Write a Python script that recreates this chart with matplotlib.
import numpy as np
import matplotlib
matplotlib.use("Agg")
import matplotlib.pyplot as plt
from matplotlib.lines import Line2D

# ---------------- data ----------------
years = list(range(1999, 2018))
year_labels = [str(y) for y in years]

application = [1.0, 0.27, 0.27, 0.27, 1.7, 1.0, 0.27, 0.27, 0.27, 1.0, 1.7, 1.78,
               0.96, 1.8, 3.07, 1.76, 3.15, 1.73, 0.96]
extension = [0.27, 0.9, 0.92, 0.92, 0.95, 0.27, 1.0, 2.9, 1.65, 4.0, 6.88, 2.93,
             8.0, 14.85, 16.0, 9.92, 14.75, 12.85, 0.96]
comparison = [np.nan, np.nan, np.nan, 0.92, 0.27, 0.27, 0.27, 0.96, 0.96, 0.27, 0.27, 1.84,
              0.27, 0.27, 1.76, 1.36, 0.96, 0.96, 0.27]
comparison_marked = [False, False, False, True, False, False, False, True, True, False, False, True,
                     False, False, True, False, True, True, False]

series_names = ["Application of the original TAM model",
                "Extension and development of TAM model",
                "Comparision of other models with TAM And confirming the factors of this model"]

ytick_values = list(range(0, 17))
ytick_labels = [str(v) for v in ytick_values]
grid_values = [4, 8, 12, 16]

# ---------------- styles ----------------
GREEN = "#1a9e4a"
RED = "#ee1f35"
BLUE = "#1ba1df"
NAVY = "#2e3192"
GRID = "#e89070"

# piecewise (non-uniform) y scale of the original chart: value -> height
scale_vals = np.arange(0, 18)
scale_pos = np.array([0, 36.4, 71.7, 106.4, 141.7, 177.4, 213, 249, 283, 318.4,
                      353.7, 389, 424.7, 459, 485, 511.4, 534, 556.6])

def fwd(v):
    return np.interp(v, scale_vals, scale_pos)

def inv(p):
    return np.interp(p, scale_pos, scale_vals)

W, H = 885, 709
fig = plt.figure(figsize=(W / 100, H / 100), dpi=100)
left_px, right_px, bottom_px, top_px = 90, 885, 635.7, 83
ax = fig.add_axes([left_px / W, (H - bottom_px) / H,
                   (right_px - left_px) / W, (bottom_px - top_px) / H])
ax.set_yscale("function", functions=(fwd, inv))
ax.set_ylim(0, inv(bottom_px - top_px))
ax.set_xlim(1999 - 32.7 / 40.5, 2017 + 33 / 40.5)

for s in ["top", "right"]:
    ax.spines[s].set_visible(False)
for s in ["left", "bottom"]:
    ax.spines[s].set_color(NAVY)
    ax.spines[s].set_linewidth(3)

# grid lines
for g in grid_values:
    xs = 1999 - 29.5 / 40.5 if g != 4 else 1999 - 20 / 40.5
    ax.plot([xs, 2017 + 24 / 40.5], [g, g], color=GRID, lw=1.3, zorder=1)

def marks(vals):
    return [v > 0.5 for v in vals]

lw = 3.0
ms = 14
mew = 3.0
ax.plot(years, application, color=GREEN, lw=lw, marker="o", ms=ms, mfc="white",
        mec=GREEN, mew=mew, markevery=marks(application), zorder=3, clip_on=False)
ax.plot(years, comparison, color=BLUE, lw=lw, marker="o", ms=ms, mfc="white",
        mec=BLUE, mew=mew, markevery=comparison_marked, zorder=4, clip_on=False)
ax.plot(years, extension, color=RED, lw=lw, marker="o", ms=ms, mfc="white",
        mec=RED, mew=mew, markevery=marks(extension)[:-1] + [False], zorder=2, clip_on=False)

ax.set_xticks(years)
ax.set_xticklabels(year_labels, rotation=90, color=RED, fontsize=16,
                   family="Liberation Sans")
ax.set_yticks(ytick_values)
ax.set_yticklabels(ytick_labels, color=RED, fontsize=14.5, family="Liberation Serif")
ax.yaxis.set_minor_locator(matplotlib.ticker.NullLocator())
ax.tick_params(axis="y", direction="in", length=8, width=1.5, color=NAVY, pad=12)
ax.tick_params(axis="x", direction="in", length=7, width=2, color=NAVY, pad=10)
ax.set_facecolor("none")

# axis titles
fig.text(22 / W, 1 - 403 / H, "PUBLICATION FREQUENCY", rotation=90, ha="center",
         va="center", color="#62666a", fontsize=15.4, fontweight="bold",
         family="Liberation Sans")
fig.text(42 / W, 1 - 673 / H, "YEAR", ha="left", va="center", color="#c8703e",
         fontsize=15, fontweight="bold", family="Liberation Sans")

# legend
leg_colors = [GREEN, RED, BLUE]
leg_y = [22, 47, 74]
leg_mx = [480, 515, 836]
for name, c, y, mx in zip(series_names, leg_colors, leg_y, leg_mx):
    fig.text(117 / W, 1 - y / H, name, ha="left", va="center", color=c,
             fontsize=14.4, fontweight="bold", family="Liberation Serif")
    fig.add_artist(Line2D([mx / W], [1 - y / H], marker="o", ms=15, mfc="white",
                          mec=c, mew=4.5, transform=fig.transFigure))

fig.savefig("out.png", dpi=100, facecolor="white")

____________________

TASK DETAILS: Repeat the listing in full, keeping every line exactly as it is.

THE SOLUTION:
Write a Python script that recreates this chart with matplotlib.
import numpy as np
import matplotlib
matplotlib.use("Agg")
import matplotlib.pyplot as plt
from matplotlib.lines import Line2D

# ---------------- data ----------------
years = list(range(1999, 2018))
year_labels = [str(y) for y in years]

application = [1.0, 0.27, 0.27, 0.27, 1.7, 1.0, 0.27, 0.27, 0.27, 1.0, 1.7, 1.78,
               0.96, 1.8, 3.07, 1.76, 3.15, 1.73, 0.96]
extension = [0.27, 0.9, 0.92, 0.92, 0.95, 0.27, 1.0, 2.9, 1.65, 4.0, 6.88, 2.93,
             8.0, 14.85, 16.0, 9.92, 14.75, 12.85, 0.96]
comparison = [np.nan, np.nan, np.nan, 0.92, 0.27, 0.27, 0.27, 0.96, 0.96, 0.27, 0.27, 1.84,
              0.27, 0.27, 1.76, 1.36, 0.96, 0.96, 0.27]
comparison_marked = [False, False, False, True, False, False, False, True, True, False, False, True,
                     False, False, True, False, True, True, False]

series_names = ["Application of the original TAM model",
                "Extension and development of TAM model",
                "Comparision of other models with TAM And confirming the factors of this model"]

ytick_values = list(range(0, 17))
ytick_labels = [str(v) for v in ytick_values]
grid_values = [4, 8, 12, 16]

# ---------------- styles ----------------
GREEN = "#1a9e4a"
RED = "#ee1f35"
BLUE = "#1ba1df"
NAVY = "#2e3192"
GRID = "#e89070"

# piecewise (non-uniform) y scale of the original chart: value -> height
scale_vals = np.arange(0, 18)
scale_pos = np.array([0, 36.4, 71.7, 106.4, 141.7, 177.4, 213, 249, 283, 318.4,
                      353.7, 389, 424.7, 459, 485, 511.4, 534, 556.6])

def fwd(v):
    return np.interp(v, scale_vals, scale_pos)

def inv(p):
    return np.interp(p, scale_pos, scale_vals)

W, H = 885, 709
fig = plt.figure(figsize=(W / 100, H / 100), dpi=100)
left_px, right_px, bottom_px, top_px = 90, 885, 635.7, 83
ax = fig.add_axes([left_px / W, (H - bottom_px) / H,
                   (right_px - left_px) / W, (bottom_px - top_px) / H])
ax.set_yscale("function", functions=(fwd, inv))
ax.set_ylim(0, inv(bottom_px - top_px))
ax.set_xlim(1999 - 32.7 / 40.5, 2017 + 33 / 40.5)

for s in ["top", "right"]:
    ax.spines[s].set_visible(False)
for s in ["left", "bottom"]:
    ax.spines[s].set_color(NAVY)
    ax.spines[s].set_linewidth(3)

# grid lines
for g in grid_values:
    xs = 1999 - 29.5 / 40.5 if g != 4 else 1999 - 20 / 40.5
    ax.plot([xs, 2017 + 24 / 40.5], [g, g], color=GRID, lw=1.3, zorder=1)

def marks(vals):
    return [v > 0.5 for v in vals]

lw = 3.0
ms = 14
mew = 3.0
ax.plot(years, application, color=GREEN, lw=lw, marker="o", ms=ms, mfc="white",
        mec=GREEN, mew=mew, markevery=marks(application), zorder=3, clip_on=False)
ax.plot(years, comparison, color=BLUE, lw=lw, marker="o", ms=ms, mfc="white",
        mec=BLUE, mew=mew, markevery=comparison_marked, zorder=4, clip_on=False)
ax.plot(years, extension, color=RED, lw=lw, marker="o", ms=ms, mfc="white",
        mec=RED, mew=mew, markevery=marks(extension)[:-1] + [False], zorder=2, clip_on=False)

ax.set_xticks(years)
ax.set_xticklabels(year_labels, rotation=90, color=RED, fontsize=16,
                   family="Liberation Sans")
ax.set_yticks(ytick_values)
ax.set_yticklabels(ytick_labels, color=RED, fontsize=14.5, family="Liberation Serif")
ax.yaxis.set_minor_locator(matplotlib.ticker.NullLocator())
ax.tick_params(axis="y", direction="in", length=8, width=1.5, color=NAVY, pad=12)
ax.tick_params(axis="x", direction="in", length=7, width=2, color=NAVY, pad=10)
ax.set_facecolor("none")

# axis titles
fig.text(22 / W, 1 - 403 / H, "PUBLICATION FREQUENCY", rotation=90, ha="center",
         va="center", color="#62666a", fontsize=15.4, fontweight="bold",
         family="Liberation Sans")
fig.text(42 / W, 1 - 673 / H, "YEAR", ha="left", va="center", color="#c8703e",
         fontsize=15, fontweight="bold", family="Liberation Sans")

# legend
leg_colors = [GREEN, RED, BLUE]
leg_y = [22, 47, 74]
leg_mx = [480, 515, 836]
for name, c, y, mx in zip(series_names, leg_colors, leg_y, leg_mx):
    fig.text(117 / W, 1 - y / H, name, ha="left", va="center", color=c,
             fontsize=14.4, fontweight="bold", family="Liberation Serif")
    fig.add_artist(Line2D([mx / W], [1 - y / H], marker="o", ms=15, mfc="white",
                          mec=c, mew=4.5, transform=fig.transFigure))

fig.savefig("out.png", dpi=100, facecolor="white")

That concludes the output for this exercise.